**PROBLEM STATEMENT**
Look through the data below and output, unchanged, every line from the one holding "Write the React, TypeScript" through the one holding "Chart.register(...registerables);", inclusive. Skip the pictures.

**MATERIAL PROVIDED**
- - -

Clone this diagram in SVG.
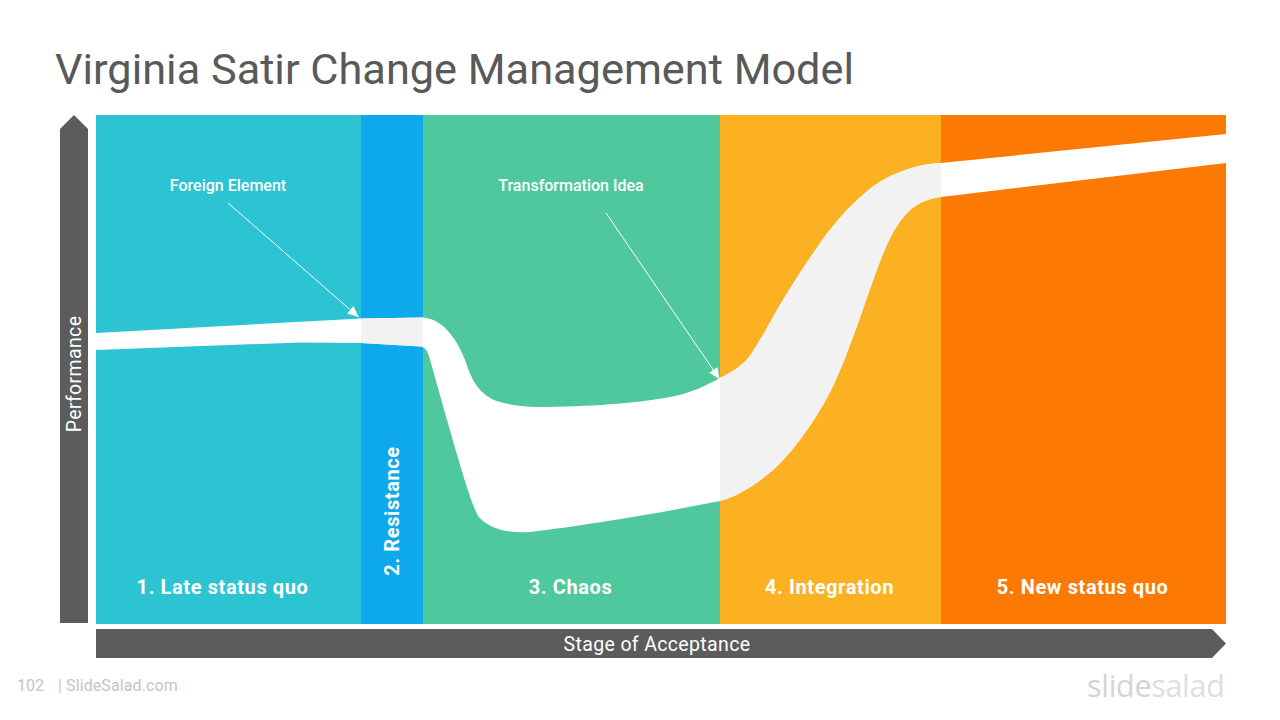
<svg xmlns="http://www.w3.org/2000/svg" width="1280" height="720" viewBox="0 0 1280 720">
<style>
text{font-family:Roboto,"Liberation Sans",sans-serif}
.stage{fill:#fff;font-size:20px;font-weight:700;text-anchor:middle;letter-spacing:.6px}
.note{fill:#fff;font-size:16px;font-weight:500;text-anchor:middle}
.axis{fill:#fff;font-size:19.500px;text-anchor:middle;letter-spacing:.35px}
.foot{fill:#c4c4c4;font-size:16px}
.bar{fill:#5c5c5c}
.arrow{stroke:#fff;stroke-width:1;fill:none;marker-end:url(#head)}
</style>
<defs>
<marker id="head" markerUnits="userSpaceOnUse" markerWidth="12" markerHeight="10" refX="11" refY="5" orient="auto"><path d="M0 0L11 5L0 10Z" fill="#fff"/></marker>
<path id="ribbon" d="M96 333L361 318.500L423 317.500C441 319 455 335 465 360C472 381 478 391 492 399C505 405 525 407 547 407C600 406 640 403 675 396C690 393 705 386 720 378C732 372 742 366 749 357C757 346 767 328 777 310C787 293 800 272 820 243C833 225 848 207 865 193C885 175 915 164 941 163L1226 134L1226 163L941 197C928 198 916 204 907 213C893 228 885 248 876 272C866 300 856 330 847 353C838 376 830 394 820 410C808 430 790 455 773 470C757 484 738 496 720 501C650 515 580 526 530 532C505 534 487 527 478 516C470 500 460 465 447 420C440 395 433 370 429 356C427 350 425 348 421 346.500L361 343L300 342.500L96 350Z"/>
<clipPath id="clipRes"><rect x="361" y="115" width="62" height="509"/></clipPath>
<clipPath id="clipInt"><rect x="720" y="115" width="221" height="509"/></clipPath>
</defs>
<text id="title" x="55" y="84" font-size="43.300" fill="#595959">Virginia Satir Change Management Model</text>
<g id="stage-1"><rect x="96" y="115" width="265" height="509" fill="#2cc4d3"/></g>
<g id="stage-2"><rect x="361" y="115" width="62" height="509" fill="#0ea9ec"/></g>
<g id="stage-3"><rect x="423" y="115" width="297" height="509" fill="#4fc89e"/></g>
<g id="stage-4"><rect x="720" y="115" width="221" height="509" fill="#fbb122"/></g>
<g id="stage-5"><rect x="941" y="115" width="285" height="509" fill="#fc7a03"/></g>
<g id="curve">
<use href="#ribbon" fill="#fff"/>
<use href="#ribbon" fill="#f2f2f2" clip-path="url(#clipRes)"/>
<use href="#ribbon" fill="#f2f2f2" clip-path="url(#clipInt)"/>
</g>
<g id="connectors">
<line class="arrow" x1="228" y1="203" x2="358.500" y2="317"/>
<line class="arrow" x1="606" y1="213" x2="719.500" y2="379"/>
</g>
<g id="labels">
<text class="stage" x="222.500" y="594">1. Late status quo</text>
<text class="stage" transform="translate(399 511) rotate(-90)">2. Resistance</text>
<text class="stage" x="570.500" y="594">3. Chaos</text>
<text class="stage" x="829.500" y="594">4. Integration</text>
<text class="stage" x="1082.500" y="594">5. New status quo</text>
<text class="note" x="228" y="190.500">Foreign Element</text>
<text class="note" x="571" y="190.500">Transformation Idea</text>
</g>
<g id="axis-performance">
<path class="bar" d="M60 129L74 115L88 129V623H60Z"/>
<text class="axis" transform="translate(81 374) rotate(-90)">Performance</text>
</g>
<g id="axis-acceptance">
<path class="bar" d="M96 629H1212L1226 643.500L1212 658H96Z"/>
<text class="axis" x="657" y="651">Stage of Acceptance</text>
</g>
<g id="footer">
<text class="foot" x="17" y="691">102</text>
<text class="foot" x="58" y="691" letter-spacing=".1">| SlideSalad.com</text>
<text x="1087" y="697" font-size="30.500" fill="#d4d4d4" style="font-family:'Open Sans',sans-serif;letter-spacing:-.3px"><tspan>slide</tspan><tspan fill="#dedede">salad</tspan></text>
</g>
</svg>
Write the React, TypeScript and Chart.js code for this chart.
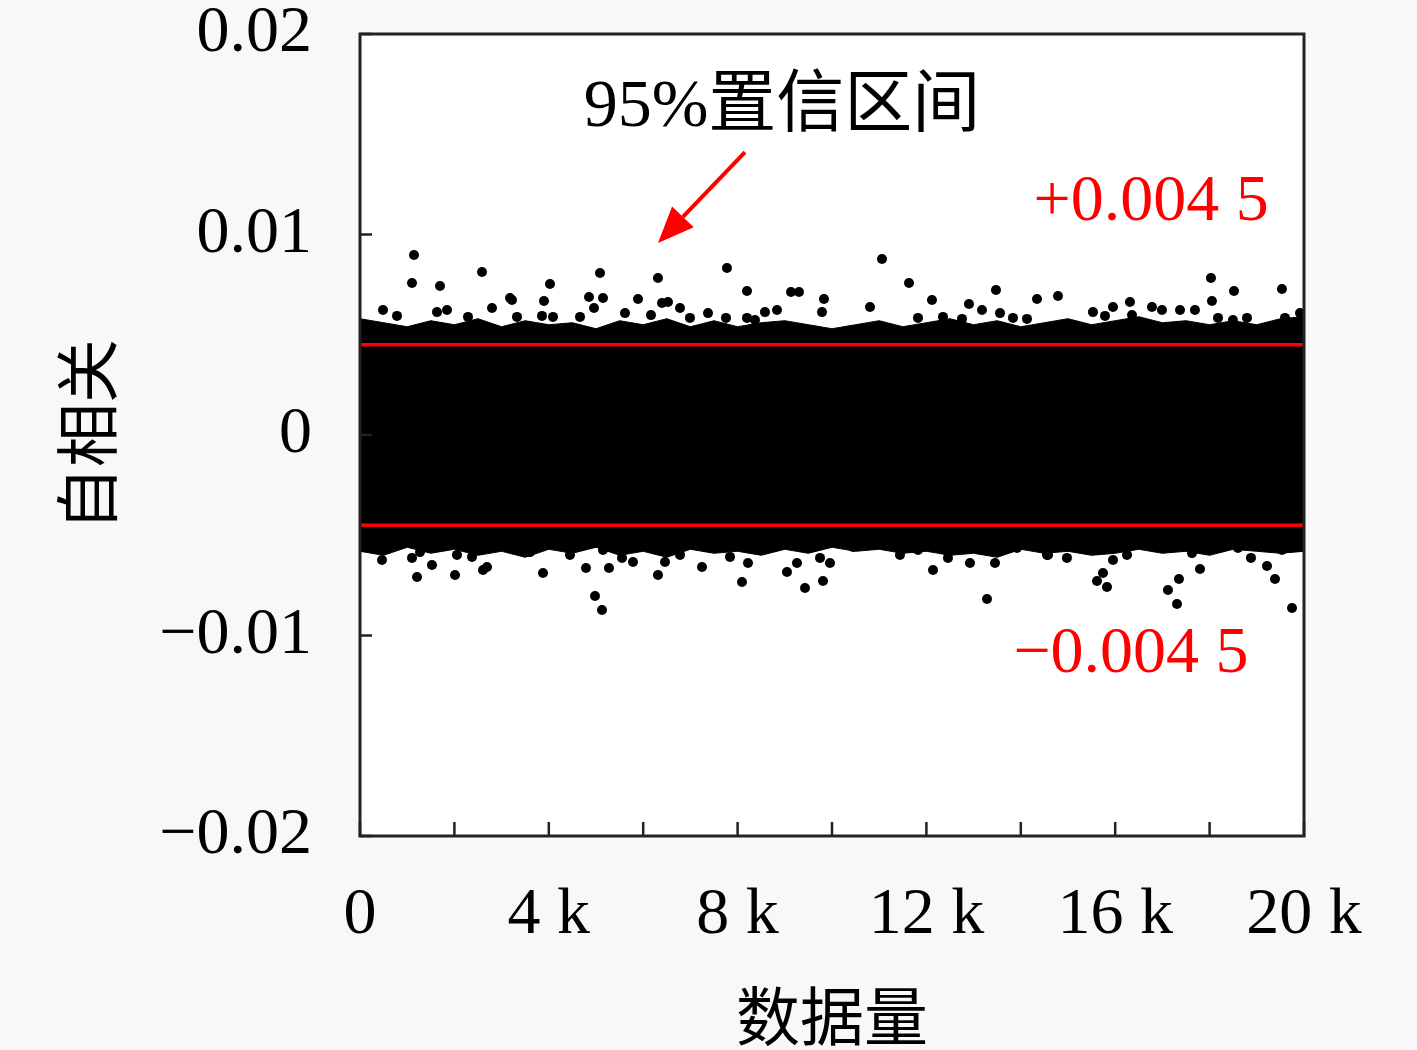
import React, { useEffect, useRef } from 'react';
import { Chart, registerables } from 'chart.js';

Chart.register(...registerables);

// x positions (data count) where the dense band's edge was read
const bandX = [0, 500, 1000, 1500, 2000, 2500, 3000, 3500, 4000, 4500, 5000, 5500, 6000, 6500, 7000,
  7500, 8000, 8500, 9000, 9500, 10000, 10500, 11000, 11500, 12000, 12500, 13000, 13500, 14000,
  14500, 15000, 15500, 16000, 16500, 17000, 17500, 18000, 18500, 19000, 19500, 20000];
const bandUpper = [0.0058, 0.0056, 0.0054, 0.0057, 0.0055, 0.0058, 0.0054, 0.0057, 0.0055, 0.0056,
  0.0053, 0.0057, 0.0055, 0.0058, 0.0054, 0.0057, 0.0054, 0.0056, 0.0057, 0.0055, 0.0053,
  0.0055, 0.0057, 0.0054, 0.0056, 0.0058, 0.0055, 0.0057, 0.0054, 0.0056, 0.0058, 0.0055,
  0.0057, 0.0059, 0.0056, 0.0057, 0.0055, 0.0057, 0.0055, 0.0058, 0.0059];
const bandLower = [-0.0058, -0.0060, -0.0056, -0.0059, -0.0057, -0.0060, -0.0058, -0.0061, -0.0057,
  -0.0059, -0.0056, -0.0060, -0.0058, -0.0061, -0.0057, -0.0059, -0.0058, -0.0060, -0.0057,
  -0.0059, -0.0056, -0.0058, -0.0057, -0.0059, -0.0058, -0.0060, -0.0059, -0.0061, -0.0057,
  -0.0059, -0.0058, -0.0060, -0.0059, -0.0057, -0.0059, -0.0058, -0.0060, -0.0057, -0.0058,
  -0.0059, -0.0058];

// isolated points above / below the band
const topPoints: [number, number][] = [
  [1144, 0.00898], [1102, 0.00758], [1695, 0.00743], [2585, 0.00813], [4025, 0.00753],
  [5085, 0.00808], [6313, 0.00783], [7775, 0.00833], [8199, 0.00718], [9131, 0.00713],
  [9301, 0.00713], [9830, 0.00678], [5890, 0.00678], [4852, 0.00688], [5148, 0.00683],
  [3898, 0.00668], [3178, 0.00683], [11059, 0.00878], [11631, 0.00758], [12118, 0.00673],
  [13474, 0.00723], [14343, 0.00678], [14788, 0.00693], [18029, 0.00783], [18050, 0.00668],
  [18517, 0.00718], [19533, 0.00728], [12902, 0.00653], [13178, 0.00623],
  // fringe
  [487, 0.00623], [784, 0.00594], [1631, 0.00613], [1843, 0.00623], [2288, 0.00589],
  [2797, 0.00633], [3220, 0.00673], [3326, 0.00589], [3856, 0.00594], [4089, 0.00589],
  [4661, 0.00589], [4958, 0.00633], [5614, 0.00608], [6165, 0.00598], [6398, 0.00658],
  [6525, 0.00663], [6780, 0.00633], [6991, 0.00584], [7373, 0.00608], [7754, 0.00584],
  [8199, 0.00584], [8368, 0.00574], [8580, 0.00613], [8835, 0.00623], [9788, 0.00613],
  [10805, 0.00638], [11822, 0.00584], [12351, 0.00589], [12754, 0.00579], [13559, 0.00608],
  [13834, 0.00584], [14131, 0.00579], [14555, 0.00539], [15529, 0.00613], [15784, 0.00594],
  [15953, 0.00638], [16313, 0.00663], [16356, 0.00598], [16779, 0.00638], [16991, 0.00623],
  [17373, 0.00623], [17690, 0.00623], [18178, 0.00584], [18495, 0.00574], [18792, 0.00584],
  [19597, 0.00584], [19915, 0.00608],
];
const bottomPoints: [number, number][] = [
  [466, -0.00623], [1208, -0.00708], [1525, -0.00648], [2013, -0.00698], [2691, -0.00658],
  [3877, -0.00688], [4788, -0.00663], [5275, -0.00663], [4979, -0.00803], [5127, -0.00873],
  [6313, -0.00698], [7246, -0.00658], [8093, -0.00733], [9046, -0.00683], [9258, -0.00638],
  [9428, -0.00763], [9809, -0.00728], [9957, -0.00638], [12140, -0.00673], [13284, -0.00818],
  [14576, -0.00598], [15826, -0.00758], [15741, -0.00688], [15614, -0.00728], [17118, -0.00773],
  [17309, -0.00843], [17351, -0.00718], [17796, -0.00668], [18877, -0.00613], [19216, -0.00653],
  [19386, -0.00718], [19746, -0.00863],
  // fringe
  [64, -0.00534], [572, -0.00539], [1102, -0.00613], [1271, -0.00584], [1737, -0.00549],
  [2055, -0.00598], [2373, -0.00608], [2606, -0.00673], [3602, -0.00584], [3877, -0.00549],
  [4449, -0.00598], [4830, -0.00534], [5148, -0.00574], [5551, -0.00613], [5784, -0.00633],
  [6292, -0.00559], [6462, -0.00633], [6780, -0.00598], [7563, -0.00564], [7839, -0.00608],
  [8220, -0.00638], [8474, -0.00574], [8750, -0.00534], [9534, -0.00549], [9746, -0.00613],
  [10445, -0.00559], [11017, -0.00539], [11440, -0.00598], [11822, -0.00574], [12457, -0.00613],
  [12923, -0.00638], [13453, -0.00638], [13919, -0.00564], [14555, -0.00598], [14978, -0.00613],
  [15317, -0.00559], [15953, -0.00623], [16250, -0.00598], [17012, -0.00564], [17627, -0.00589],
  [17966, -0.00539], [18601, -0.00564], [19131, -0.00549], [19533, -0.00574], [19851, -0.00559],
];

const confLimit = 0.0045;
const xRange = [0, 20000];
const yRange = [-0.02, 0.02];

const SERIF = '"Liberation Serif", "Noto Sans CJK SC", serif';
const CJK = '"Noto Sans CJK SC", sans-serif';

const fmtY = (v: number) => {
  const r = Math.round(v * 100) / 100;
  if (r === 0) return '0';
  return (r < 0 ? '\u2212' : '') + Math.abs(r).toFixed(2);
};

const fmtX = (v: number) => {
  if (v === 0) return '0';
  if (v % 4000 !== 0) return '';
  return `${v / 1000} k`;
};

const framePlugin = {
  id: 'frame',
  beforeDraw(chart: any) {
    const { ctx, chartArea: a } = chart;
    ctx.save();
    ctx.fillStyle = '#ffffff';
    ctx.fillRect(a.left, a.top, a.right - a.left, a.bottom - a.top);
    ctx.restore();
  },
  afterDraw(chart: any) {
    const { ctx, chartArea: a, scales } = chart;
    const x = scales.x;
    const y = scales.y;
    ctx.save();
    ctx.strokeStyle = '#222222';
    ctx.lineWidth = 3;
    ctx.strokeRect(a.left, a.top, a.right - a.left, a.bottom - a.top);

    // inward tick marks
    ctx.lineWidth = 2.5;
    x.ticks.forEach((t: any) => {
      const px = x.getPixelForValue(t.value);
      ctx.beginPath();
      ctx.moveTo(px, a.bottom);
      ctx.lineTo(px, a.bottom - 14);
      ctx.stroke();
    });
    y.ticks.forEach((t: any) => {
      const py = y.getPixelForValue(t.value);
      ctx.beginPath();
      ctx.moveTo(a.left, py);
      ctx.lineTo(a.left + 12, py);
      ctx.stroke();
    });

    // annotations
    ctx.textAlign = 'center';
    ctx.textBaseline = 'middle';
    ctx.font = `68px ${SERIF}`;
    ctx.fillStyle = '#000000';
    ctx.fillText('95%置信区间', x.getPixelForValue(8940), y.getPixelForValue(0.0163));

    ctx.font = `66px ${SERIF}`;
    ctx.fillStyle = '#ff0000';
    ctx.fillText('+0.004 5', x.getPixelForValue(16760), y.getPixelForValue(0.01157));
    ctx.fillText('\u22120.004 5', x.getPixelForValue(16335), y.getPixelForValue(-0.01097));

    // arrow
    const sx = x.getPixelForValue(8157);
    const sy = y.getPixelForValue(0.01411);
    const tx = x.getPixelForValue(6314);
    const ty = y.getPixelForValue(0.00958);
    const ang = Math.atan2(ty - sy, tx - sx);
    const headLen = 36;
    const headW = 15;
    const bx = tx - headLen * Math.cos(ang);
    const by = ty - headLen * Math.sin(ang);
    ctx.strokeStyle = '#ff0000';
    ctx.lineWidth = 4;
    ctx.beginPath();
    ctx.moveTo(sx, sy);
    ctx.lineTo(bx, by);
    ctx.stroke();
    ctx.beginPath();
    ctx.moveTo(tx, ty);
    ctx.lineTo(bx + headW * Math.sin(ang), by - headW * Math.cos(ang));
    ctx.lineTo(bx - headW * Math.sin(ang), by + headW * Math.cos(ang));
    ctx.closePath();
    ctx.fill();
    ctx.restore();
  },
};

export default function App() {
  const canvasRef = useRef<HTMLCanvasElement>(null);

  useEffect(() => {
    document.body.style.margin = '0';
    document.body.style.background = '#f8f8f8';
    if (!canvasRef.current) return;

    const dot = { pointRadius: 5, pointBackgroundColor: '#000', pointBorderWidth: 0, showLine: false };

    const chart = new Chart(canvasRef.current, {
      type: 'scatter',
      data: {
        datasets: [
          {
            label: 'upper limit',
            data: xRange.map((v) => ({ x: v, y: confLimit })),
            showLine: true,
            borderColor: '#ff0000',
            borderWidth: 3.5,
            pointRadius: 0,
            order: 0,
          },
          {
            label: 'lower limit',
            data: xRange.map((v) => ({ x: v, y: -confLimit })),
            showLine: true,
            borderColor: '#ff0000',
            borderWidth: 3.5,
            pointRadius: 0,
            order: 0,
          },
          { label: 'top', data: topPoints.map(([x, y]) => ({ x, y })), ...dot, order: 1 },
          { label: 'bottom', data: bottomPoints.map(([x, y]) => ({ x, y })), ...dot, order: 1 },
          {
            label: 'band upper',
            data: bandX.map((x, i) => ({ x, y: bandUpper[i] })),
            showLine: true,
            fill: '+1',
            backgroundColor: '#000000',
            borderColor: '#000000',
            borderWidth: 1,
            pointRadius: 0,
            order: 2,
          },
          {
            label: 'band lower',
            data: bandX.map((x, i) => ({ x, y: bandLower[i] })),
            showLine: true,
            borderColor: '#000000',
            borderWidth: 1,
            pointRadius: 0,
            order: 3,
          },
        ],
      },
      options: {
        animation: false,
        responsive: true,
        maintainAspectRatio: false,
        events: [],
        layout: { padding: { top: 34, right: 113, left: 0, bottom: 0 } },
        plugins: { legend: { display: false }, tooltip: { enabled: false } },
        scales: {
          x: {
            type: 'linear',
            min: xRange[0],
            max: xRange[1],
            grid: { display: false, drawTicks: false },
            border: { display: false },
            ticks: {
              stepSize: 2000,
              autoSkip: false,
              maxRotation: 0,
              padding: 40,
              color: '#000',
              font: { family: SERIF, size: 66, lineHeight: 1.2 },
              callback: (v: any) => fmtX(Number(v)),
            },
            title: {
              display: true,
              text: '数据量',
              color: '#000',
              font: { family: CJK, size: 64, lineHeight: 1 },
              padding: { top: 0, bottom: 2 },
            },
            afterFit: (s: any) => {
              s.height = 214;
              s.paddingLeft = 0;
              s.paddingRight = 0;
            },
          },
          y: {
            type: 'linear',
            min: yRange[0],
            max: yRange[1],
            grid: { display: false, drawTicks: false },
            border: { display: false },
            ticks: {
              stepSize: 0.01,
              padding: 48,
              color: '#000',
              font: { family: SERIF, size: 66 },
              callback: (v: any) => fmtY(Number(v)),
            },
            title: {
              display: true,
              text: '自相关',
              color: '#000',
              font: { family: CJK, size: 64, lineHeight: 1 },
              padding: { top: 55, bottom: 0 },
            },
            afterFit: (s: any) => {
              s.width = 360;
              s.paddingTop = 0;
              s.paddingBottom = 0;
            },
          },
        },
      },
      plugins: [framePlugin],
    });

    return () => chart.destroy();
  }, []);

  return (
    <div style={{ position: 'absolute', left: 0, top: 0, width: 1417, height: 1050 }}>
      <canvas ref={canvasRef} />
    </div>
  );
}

- - -

**EXPECTED OUTPUT**
Write the React, TypeScript and Chart.js code for this chart.
import React, { useEffect, useRef } from 'react';
import { Chart, registerables } from 'chart.js';

Chart.register(...registerables);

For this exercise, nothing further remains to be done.